As a regulator, it’s our responsibility to tackle inequality and promote diversity and inclusion in everything we do. That starts with scrutinising our own processes to make sure they are fair and accessible. It also means holding people to account and working with our partners to tackle inequalities that cut across the health and social care sector.
Ambitious for change
In 2019, we launched Ambitious for change – a programme of research aimed at assessing the impact our regulatory processes have on different groups of nurses, midwives and nursing associates. We looked at people’s experiences of education, overseas registration, revalidation, and fitness to practise.
The first phase involved analysis of our data alongside the data of other organisations and wider research, to explore the impact of our regulatory processes on professionals with different diversity characteristics. We looked at people’s outcomes in our processes between April 2016 and March 2019. The findings told us that people sometimes have different outcomes based on who they are.
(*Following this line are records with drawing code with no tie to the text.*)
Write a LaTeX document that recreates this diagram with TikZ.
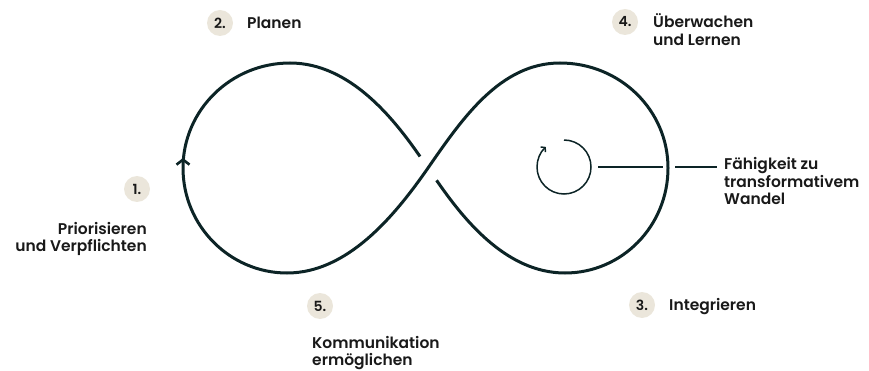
\documentclass[tikz,border=0pt]{standalone}
\usepackage{fontspec}
\setmainfont{Poppins}[UprightFont=* SemiBold]
\usetikzlibrary{arrows.meta}
\definecolor{ink}{RGB}{12,36,38}
\definecolor{badge}{RGB}{235,230,219}
\definecolor{txt}{RGB}{25,25,25}
\begin{document}
\begin{tikzpicture}[x=1pt,y=-1pt,
  loopline/.style={draw=ink,line width=3pt},
  badgenode/.style={circle,fill=badge,minimum size=26pt,inner sep=0pt,font=\fontsize{14}{17}\selectfont,text=txt},
  lbl/.style={inner sep=0pt,font=\fontsize{15.5}{17.5}\selectfont,text=txt},
  thinline/.style={draw=ink,line width=1.5pt}]
\useasboundingbox (0,0) rectangle (869,371);
% infinity loop
\coordinate (C) at (428,168);
\coordinate (TR) at (560,63);
\coordinate (RR) at (668,168);
\coordinate (BR) at (565,273);
\coordinate (BL) at (287,273);
\coordinate (LL) at (183,168);
\coordinate (TL) at (290,63);
\draw[loopline, shorten <=15pt, shorten >=14pt]
  (C) .. controls (462,217) and (505,273) .. (BR)
      .. controls (622,273) and (668,226) .. (RR)
      .. controls (668,110) and (620,63) .. (TR)
      .. controls (500,63) and (462,119) .. (C)
      .. controls (394,217) and (347,273) .. (BL)
      .. controls (230,273) and (183,226) .. (LL)
      .. controls (183,110) and (231,63) .. (TL)
      .. controls (350,63) and (394,119) .. (C);
\coordinate (A0) at (183,170);
\coordinate (A1) at (183,158);
\draw[draw=ink,line width=2.6pt,-{Straight Barb[length=5pt,width=13pt]}] (A0) -- (A1);
% rotation symbol
\coordinate (S0) at (564,140);
\draw[thinline,-{Straight Barb[length=3pt,width=7pt]}] (S0) arc[start angle=270, end angle=588, radius=27];
\coordinate (Sr) at (598,167);
\coordinate (G1) at (663,167);
\coordinate (G2) at (675,167);
\coordinate (Le) at (717,167);
\draw[thinline] (Sr) -- (G1);
\draw[thinline] (G2) -- (Le);
\node[lbl,anchor=base west] (cap) at (724,170) {\begin{tabular}[t]{@{}l@{}}Fähigkeit zu\\transformativem\\Wandel\end{tabular}};
% badges and labels
\node[badgenode] (n2) at (220,23) {2.};
\node[lbl,anchor=base west] (n2t) at (247,28.5) {Planen};
\node[badgenode] (n4) at (625,22) {4.};
\node[lbl,anchor=base west] (n4t) at (653,28) {\begin{tabular}[t]{@{}l@{}}Überwachen\\und Lernen\end{tabular}};
\node[badgenode] (n1) at (137,189) {1.};
\node[lbl,anchor=base east] (n1t) at (147,234) {\begin{tabular}[t]{@{}r@{}}Priorisieren\\und Verpflichten\end{tabular}};
\node[badgenode] (n5) at (320,306) {5.};
\node[lbl,anchor=base west] (n5t) at (312,348) {\begin{tabular}[t]{@{}l@{}}Kommunikation\\ermöglichen\end{tabular}};
\node[badgenode] (n3) at (642,305) {3.};
\node[lbl,anchor=base west] (n3t) at (669,310) {Integrieren};
\end{tikzpicture}
\end{document}
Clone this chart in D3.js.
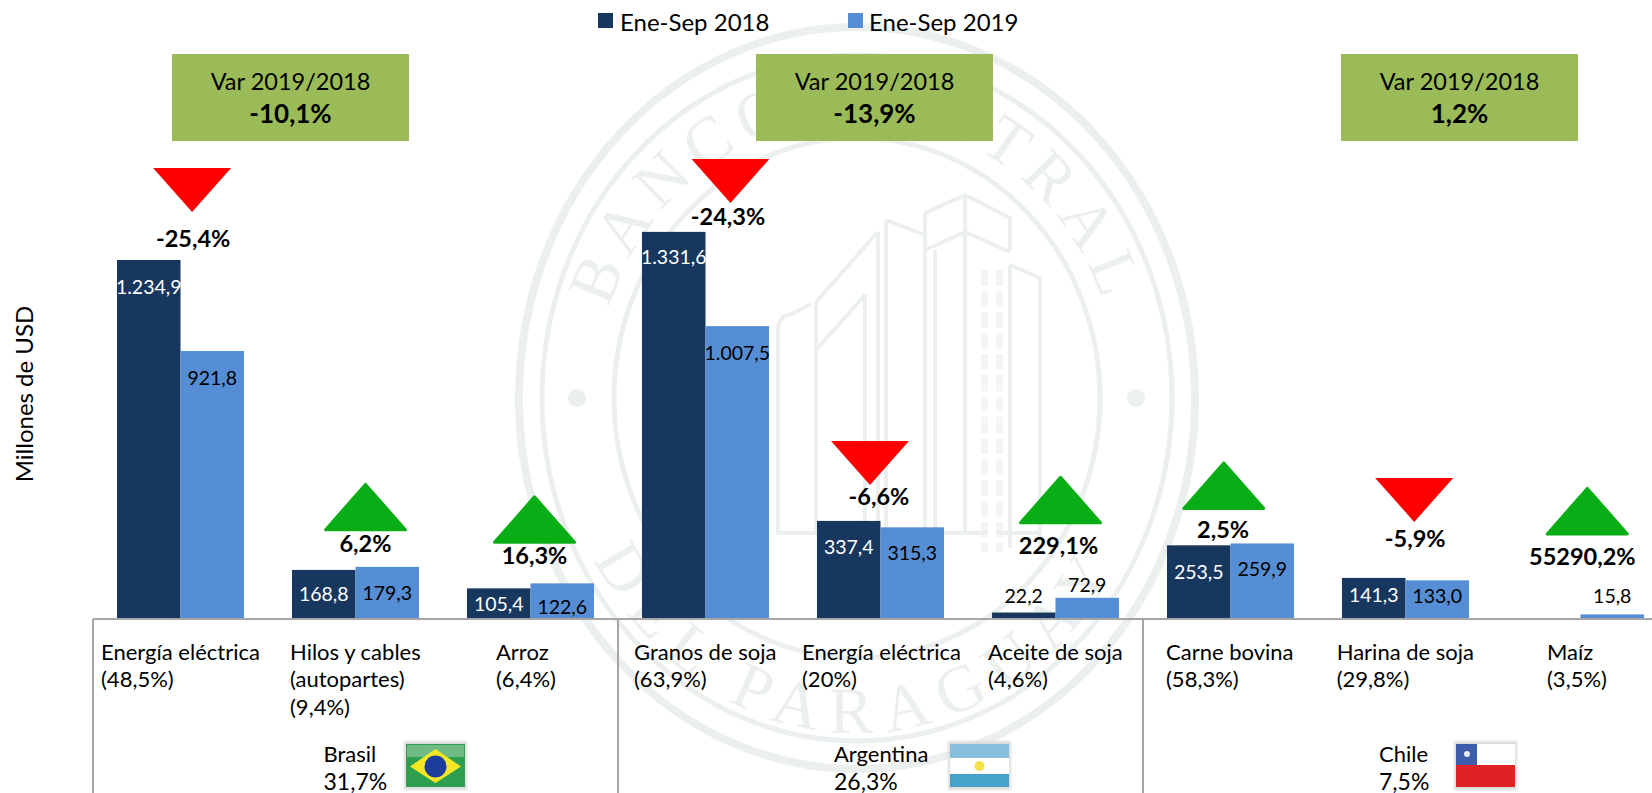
<!DOCTYPE html>
<html lang="es">
<head>
<meta charset="utf-8">
<script src="https://cdn.jsdelivr.net/npm/d3@7/dist/d3.min.js"></script>
<style>
html,body{margin:0;padding:0;background:#fff;overflow:hidden}
svg{display:block}
text{font-family:Lato,"Noto Sans",sans-serif;fill:#000}
</style>
</head>
<body>
<svg id="chart" width="1652" height="793"></svg>
<script>
// ---------- data ----------
const countries = ["Brasil", "Argentina", "Chile"];
const countryShares = ["31,7%", "26,3%", "7,5%"];
const countryVariations = ["-10,1%", "-13,9%", "1,2%"];
const categories = ["Energía eléctrica|BR", "Hilos y cables|BR", "Arroz|BR", "Granos de soja|AR", "Energía eléctrica|AR", "Aceite de soja|AR", "Carne bovina|CL", "Harina de soja|CL", "Maíz|CL"];
const categoryCountry = [0, 0, 0, 1, 1, 1, 2, 2, 2];
const categoryLines = [["Energía eléctrica", "(48,5%)"], ["Hilos y cables", "(autopartes)", "(9,4%)"], ["Arroz", "(6,4%)"], ["Granos de soja", "(63,9%)"], ["Energía eléctrica", "(20%)"], ["Aceite de soja", "(4,6%)"], ["Carne bovina", "(58,3%)"], ["Harina de soja", "(29,8%)"], ["Maíz", "(3,5%)"]];
const seriesNames = ["Ene-Sep 2018", "Ene-Sep 2019"];
const values2018 = [1234.9, 168.8, 105.4, 1331.6, 337.4, 22.2, 253.5, 141.3, 0.03];
const values2019 = [921.8, 179.3, 122.6, 1007.5, 315.3, 72.9, 259.9, 133.0, 15.8];
const labels2018 = ["1.234,9", "168,8", "105,4", "1.331,6", "337,4", "22,2", "253,5", "141,3", ""];
const labels2019 = ["921,8", "179,3", "122,6", "1.007,5", "315,3", "72,9", "259,9", "133,0", "15,8"];
const variationLabels = ["-25,4%", "6,2%", "16,3%", "-24,3%", "-6,6%", "229,1%", "2,5%", "-5,9%", "55290,2%"];

// ---------- layout (offsets of annotations around the marks) ----------
const W = 1652, H = 793, baseY = 619;
const groupSpans = [[93, 618], [618, 1143], [1143, 1668]];
const boxCenters = [290.5, 874.5, 1459.5];
const label18Dy = [27, 24, 15, 25, 26, -17, 26, 17, 0];
const label19Dy = [26, 26, 23, 26, 25, -13, 25, 15, -19];
const arrowDx = [11.6, 10, 4, 25, -10.5, 5, -6.7, 8.7, 6.8];
const arrowLift = [92, 84, 88, 73, 80, 122, 82, 100, 127.5];
const varDx = [12.6, 10, 4, 22.5, -1.5, 3, -7.4, 9.7, 1.8];
const varLift = [22, 24, 28, 16, 25, 53, 14.5, 40, 58];
const catTextX = [101, 290, 496, 634, 802, 988, 1166, 1336.7, 1547];
const countryTextX = [323.5, 834, 1379];
const flagX = [406, 950, 1456];

const colors = {s18: "#17375E", s19: "#558ED5", box: "#9BBB59", up: "#09AE17", down: "#FF0000", axis: "#A6A6A6", seal: "#EBF0EE"};
const svg = d3.select("#chart");
const defs = svg.append("defs");
defs.append("filter").attr("id", "soft").append("feGaussianBlur").attr("stdDeviation", 0.7);
defs.append("filter").attr("id", "softer").attr("x", "-20%").attr("y", "-20%").attr("width", "140%").attr("height", "140%")
  .append("feGaussianBlur").attr("stdDeviation", 1.2);

// ---------- watermark seal ----------
const sealG = svg.append("g").attr("filter", "url(#soft)");
const seal = sealG.append("g").attr("fill", "none").attr("stroke", colors.seal);
const cx = 857, cy = 398;
[[338, 371, 8], [315, 343, 5], [243, 260, 5]].forEach(([rx, ry, w]) =>
  seal.append("ellipse").attr("cx", cx).attr("cy", cy).attr("rx", rx).attr("ry", ry).attr("stroke-width", w));
[577, 1136].forEach(x => seal.append("circle").attr("cx", x).attr("cy", 398).attr("r", 9).attr("fill", colors.seal).attr("stroke", "none"));
const sealLines = [
  "M925,213L965,195L1010,218L1010,250", "M925,250L965,232L1010,252", "M965,195V535", "M925,213V535", "M935,250V535",
  "M886,220L925,235", "M886,220V535", "M878,232L816,302", "M878,232V535", "M865,295L816,350", "M865,295V535",
  "M1010,265L1040,278V548", "M1010,265V548", "M816,302V535", "M778,535V330Q778,316 792,314L811,304", "M778,533H1040"
];
seal.selectAll("path.line").data(sealLines).join("path").attr("class", "line").attr("d", d => d).attr("stroke-width", 4);
seal.append("path").attr("d", "M992,270V552").attr("stroke-width", 22).attr("stroke-dasharray", "16 5").attr("opacity", .6);
seal.append("path").attr("d", "M992,270V552").attr("stroke", "#fff").attr("stroke-width", 8);
const ell = (id, rx, ry, sweep) => {
  const start = sweep ? `M${cx - rx},${cy}A${rx},${ry} 0 0 1 ${cx + rx},${cy}` : `M${cx - rx},${cy}A${rx},${ry} 0 0 0 ${cx + rx},${cy}`;
  defs.append("path").attr("id", id).attr("d", start);
};
ell("arcTop", 262, 280, true);
ell("arcBottom", 300, 335, false);
const sealText = (id, text, offset, spacing) => sealG.append("text")
  .style("font-family", "'Liberation Serif',serif").style("font-size", "66px").style("fill", colors.seal)
  .style("letter-spacing", spacing + "px")
  .append("textPath").attr("href", "#" + id).attr("startOffset", offset).attr("text-anchor", "middle").text(text);
sealText("arcTop", "BANCO CENTRAL", "50%", 9);
sealText("arcBottom", "DEL PARAGUAY", "50%", 14);

// ---------- scales ----------
const y = d3.scaleLinear().domain([0, 1400]).range([baseY, baseY - 407]);
const xScales = groupSpans.map((span, g) => d3.scaleBand()
  .domain(categories.filter((_, i) => categoryCountry[i] === g))
  .range(span).paddingInner(0.274).paddingOuter(0.137));
const x0 = i => xScales[categoryCountry[i]](categories[i]);
const bw = i => xScales[categoryCountry[i]].bandwidth();
const xc = i => x0(i) + bw(i) / 2;

// ---------- bars ----------
const rows = categories.map((c, i) => i);
const series = [
  {vals: values2018, labs: label18Dy, txt: labels2018, fill: colors.s18, off: 0, ink: "#fff"},
  {vals: values2019, labs: label19Dy, txt: labels2019, fill: colors.s19, off: 1, ink: "#000"}
];
series.forEach(s => {
  const g = svg.append("g");
  g.selectAll("rect").data(rows).join("rect")
    .attr("x", i => x0(i) + s.off * bw(i) / 2)
    .attr("width", i => bw(i) / 2)
    .attr("y", i => y(s.vals[i]))
    .attr("height", i => baseY - y(s.vals[i]))
    .attr("fill", s.fill);
  g.selectAll("text").data(rows).join("text")
    .attr("x", i => x0(i) + s.off * bw(i) / 2 + bw(i) / 4)
    .attr("y", i => y(s.vals[i]) + s.labs[i])
    .attr("text-anchor", "middle").attr("dominant-baseline", "central")
    .style("font-size", "19.5px")
    .style("fill", i => s.labs[i] > 0 ? s.ink : "#000")
    .text(i => s.txt[i]);
});

// ---------- axis frame ----------
const frame = svg.append("g").attr("stroke", colors.axis).attr("stroke-width", 2);
frame.append("line").attr("x1", 93).attr("x2", W).attr("y1", baseY).attr("y2", baseY);
groupSpans.forEach(sp => frame.append("line").attr("x1", sp[0]).attr("x2", sp[0]).attr("y1", baseY).attr("y2", H));

// ---------- category labels ----------
rows.forEach(i => {
  const t = svg.append("text").attr("dominant-baseline", "central").style("font-size", "22px");
  categoryLines[i].forEach((l, k) => t.append("tspan").attr("x", catTextX[i]).attr("y", 650.5 + k * 27.5).text(l));
});

// ---------- variation arrows ----------
const barTop = i => y(Math.max(values2018[i], values2019[i]));
rows.forEach(i => {
  const down = variationLabels[i].startsWith("-");
  const c = xc(i) + arrowDx[i], t = barTop(i) - arrowLift[i];
  if (down) {
    svg.append("path").attr("d", `M${c - 39},${t}H${c + 39}L${c},${t + 44}Z`).attr("fill", colors.down);
  } else {
    svg.append("path").attr("d", `M${c},${t + 1.5}L${c + 40},${t + 47}H${c - 40}Z`).attr("fill", colors.up)
      .attr("stroke", colors.up).attr("stroke-width", 3).attr("stroke-linejoin", "round");
  }
  svg.append("text").attr("x", xc(i) + varDx[i]).attr("y", barTop(i) - varLift[i])
    .attr("text-anchor", "middle").attr("dominant-baseline", "central")
    .style("font-size", "23.5px").style("font-weight", 700).text(variationLabels[i]);
});

// ---------- variation boxes ----------
boxCenters.forEach((c, g) => {
  svg.append("rect").attr("x", c - 118.5).attr("y", 54).attr("width", 237).attr("height", 87).attr("fill", colors.box);
  svg.append("text").attr("x", c).attr("y", 81).attr("text-anchor", "middle").attr("dominant-baseline", "central")
    .style("font-size", "23.5px").text("Var 2019/2018");
  svg.append("text").attr("x", c).attr("y", 113).attr("text-anchor", "middle").attr("dominant-baseline", "central")
    .style("font-size", "26px").style("font-weight", 700).text(countryVariations[g]);
});

// ---------- legend ----------
[[598, 620, colors.s18], [848, 869, colors.s19]].forEach(([sx, tx, col], k) => {
  svg.append("rect").attr("x", sx).attr("y", 13).attr("width", 15).attr("height", 15).attr("fill", col);
  svg.append("text").attr("x", tx).attr("y", 21).attr("dominant-baseline", "central").style("font-size", "24px").text(seriesNames[k]);
});

// ---------- y title ----------
svg.append("text").attr("transform", "translate(23,394) rotate(-90)").attr("text-anchor", "middle")
  .attr("dominant-baseline", "central").style("font-size", "24px").text("Millones de USD");

// ---------- countries + flags ----------
countries.forEach((name, g) => {
  svg.append("text").attr("x", countryTextX[g]).attr("y", 753).attr("dominant-baseline", "central").style("font-size", "22px").text(name);
  svg.append("text").attr("x", countryTextX[g]).attr("y", 781).attr("dominant-baseline", "central").style("font-size", "23px").text(countryShares[g]);
  const fx = flagX[g], fy = 744, fw = 59, fh = 43;
  const f = svg.append("g").attr("transform", `translate(${fx},${fy})`);
  f.append("rect").attr("x", -2).attr("y", -3).attr("width", fw + 4).attr("height", fh + 6).attr("fill", "#DDDDDD").attr("filter", "url(#softer)");
  const fl = f.append("g").attr("filter", "url(#soft)");
  if (g === 0) {
    fl.append("rect").attr("width", fw).attr("height", fh).attr("fill", "#2F9E50");
    fl.append("rect").attr("x", 1).attr("y", 1).attr("width", fw - 2).attr("height", 12).attr("fill", "#6FBB85");
    fl.append("path").attr("d", `M${fw / 2},5L${fw - 4},${fh / 2 + 1}L${fw / 2},${fh - 4}L4,${fh / 2 + 1}Z`).attr("fill", "#F4E826");
    fl.append("circle").attr("cx", fw / 2).attr("cy", fh / 2 + 1).attr("r", 11).attr("fill", "#1F3E9C");
  } else if (g === 1) {
    fl.append("rect").attr("width", fw).attr("height", 14).attr("fill", "#85BFDC");
    fl.append("rect").attr("y", 14).attr("width", fw).attr("height", 16).attr("fill", "#FFFFFF");
    fl.append("rect").attr("y", 30).attr("width", fw).attr("height", 13).attr("fill", "#47A2CB");
    fl.append("circle").attr("cx", fw / 2).attr("cy", 22).attr("r", 5).attr("fill", "#F5E04A");
  } else {
    fl.append("rect").attr("width", fw).attr("height", 21).attr("fill", "#FFFFFF");
    fl.append("rect").attr("width", 21).attr("height", 21).attr("fill", "#3E5BA9");
    fl.append("circle").attr("cx", 11).attr("cy", 10).attr("r", 3).attr("fill", "#E6ECF6");
    fl.append("rect").attr("y", 21).attr("width", fw).attr("height", 22).attr("fill", "#DF2027");
  }
});
</script>
</body>
</html>
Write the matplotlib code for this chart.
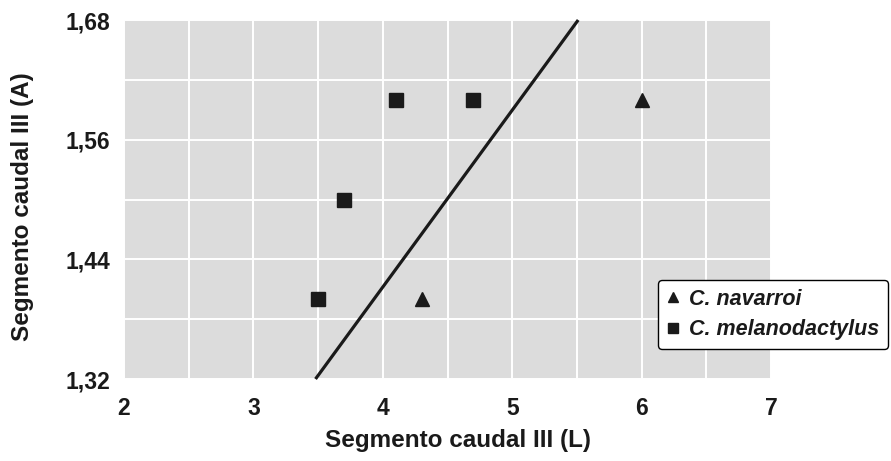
import matplotlib
matplotlib.use("Agg")
import matplotlib.pyplot as plt
import numpy as np

plt.rcParams['font.family'] = ['Liberation Sans', 'DejaVu Sans']

# Data
navarroi_x = [4.3, 6.0]
navarroi_y = [1.40, 1.60]
melano_x = [3.5, 3.7, 4.1, 4.7]
melano_y = [1.40, 1.50, 1.60, 1.60]
line_x = [3.48, 5.51]
line_y = [1.32, 1.68]

x_ticks = [2, 3, 4, 5, 6, 7]
y_ticks = [1.32, 1.44, 1.56, 1.68]
y_ticklabels = ["1,32", "1,44", "1,56", "1,68"]

fig = plt.figure(figsize=(8.91, 4.61), dpi=100)
ax = fig.add_axes([124/891, 1 - 379/461, (771-124)/891, (379-20)/461])
ax.set_facecolor('#dcdcdc')
ax.set_xlim(2, 7)
ax.set_ylim(1.32, 1.68)

ax.set_xticks(np.arange(2, 7.01, 0.5), minor=True)
ax.set_yticks(np.arange(1.32, 1.6801, 0.06), minor=True)
ax.set_xticks(x_ticks)
ax.set_yticks(y_ticks)
ax.set_yticklabels(y_ticklabels)
ax.grid(True, which='both', color='white', lw=1.4)
ax.set_axisbelow(True)
ax.tick_params(which='both', length=0)
ax.tick_params(axis='x', pad=13, labelsize=16.5, labelcolor='#1a1a1a')
ax.tick_params(axis='y', pad=10, labelsize=16.5, labelcolor='#1a1a1a')
for lbl in ax.get_xticklabels() + ax.get_yticklabels():
    lbl.set_fontweight('bold')
for s in ax.spines.values():
    s.set_visible(False)

ax.plot(line_x, line_y, color='#1a1a1a', lw=2.3, solid_capstyle='butt', clip_on=False)
h1, = ax.plot(navarroi_x, navarroi_y, linestyle='none', marker='^', markersize=10,
              color='#1a1a1a', label='C. navarroi', clip_on=False)
h2, = ax.plot(melano_x, melano_y, linestyle='none', marker='s', markersize=9.5,
              color='#1a1a1a', label='C. melanodactylus', clip_on=False)

ax.set_xlabel('Segmento caudal III (L)', fontsize=17.5, fontweight='bold', color='#1a1a1a')
ax.set_ylabel('Segmento caudal III (A)', fontsize=17.5, fontweight='bold', color='#1a1a1a')
ax.xaxis.set_label_coords((458-124)/647, -(440-379)/359)
ax.yaxis.set_label_coords(-(124-22)/647, (379-207)/359)
ax.xaxis.label.set_va('center')
ax.yaxis.label.set_va('center')

leg = fig.legend(handles=[h1, h2], loc='upper left',
                 bbox_to_anchor=(658/891, 1 - 280/461),
                 prop={'size': 15.5, 'weight': 'bold', 'style': 'italic'},
                 frameon=True, fancybox=True, edgecolor='black', framealpha=1,
                 handlelength=0.6, handletextpad=0.45, borderpad=0.4, labelspacing=0.45,
                 markerscale=0.75, borderaxespad=0)
leg.get_frame().set_linewidth(1.0)
for t in leg.get_texts():
    t.set_color('#1a1a1a')

fig.savefig('out.png', dpi=100)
The second phase delved deeper to understand why these differences exist, specifically in the areas of revalidation and fitness to practise. We spoke to professionals and employers to understand the impact of these differences, and we did further analysis of the referrals we received from employers.
The findings from this research highlight opportunities for us to improve our regulatory activities, to ensure our processes are fair for everyone. They also highlight where inequalities which cut across the health and social care sector and exist in wider society are contributing to the disparities we're seeing.
Addressing the findings
Below we’ve outlined some of the key steps we’re taking to address these disparities. These will be taken forward as part of our EDI plan.
We’re focusing on making changes in areas where our evidence is clear about disparities, including targeted work with specific employers and education institutions, as well as understanding and growing our data and evidence.
- The data shows that men, students of mixed ethnicity and disabled people had higher drop-out rates from NMC-approved nursing and midwifery courses. Meanwhile, Black and Asian applicants had lower acceptance rates.
- To help to address this, we’ll strengthen our support to Approved Education Institutions (AEIs) to embed EDI in their curriculum practices. We’ll also implement a data-driven approach to Quality Assurance, including analysing student data by protected characteristics – this will help us to challenge AEIs on student outcomes. Through Regulatory Reform, we’ll secure additional powers to act where we identify concerns.
- We know that between April 2016 and March 2019, applicants who are Black, disabled, bisexual, or aged over 41 had a lower chance of registering.
- However, in October 2019, we overhauled our process, improving the way that we handle applications. Therefore, our priority is to analyse the data of applicants since we made those changes to identify if the same groups are affected so that we can use the findings to decide further action.
- Our data indicates that professionals who are disabled, men, aged over 60, White and those living outside the UK/EU/EEA have lower chances of revalidating successfully.
- We know that disabled professionals have worse outcomes in many of our processes, including revalidation. Although we heard from disabled professionals in the second phase of our research, we didn’t hear about the specific challenges they face in our processes. To help us understand the reasons for these differences our priority is to carry out targeted research with disabled professionals and ensure learning from it feeds into our next review of revalidation.
Fitness to practise – referrals
- When it comes to fitness to practise, our priority is to address the disparities we see in referrals by working with employers
- In February 2021, we introduced Managing Concerns, a resource to support employers to effectively manage concerns, including considering bias or discrimination before they make a referral. And we’ve begun targeted work to support internationally educated professionals into UK practice.
- We plan to refresh the data we have on employer referrals to equip our teams to have targeted discussions with employers to ensure there is no bias or unfairness in their decision making. This will help us to identify barriers and challenges, as well as best practice to share.
Fitness to practise – progression and adjudication of cases
- Our findings show that professionals who are men, Black, disabled, or whose sexual orientation we don’t know, are more likely to progress through the stages of the fitness to practise process. Meanwhile disabled professionals and men are more likely to have an adjudication decision preventing them from practising.
- Our fitness to practise improvement programme is our corporate priority. We’re considering equality, diversity and inclusion in changes we make and we’re also commissioning an independent review of our cases to see whether bias is playing any role in the disparities in our fitness to practise decision-making process. We’ll use the findings to determine further action. And we’ll complete a stocktake of our training and guidance for decision makers.
Through these actions we aim to make our processes kinder and more equal. However, systemic problems need system-wide solutions so where disparities are driven by wider unfairness and inequality, we’ll work with partners across health and social care, sharing insight and intelligence.
In doing so, we hope we can collectively create an environment where every nurse, midwife and nursing associate is respected and valued, and supported to deliver safe, kind and effective care to the public.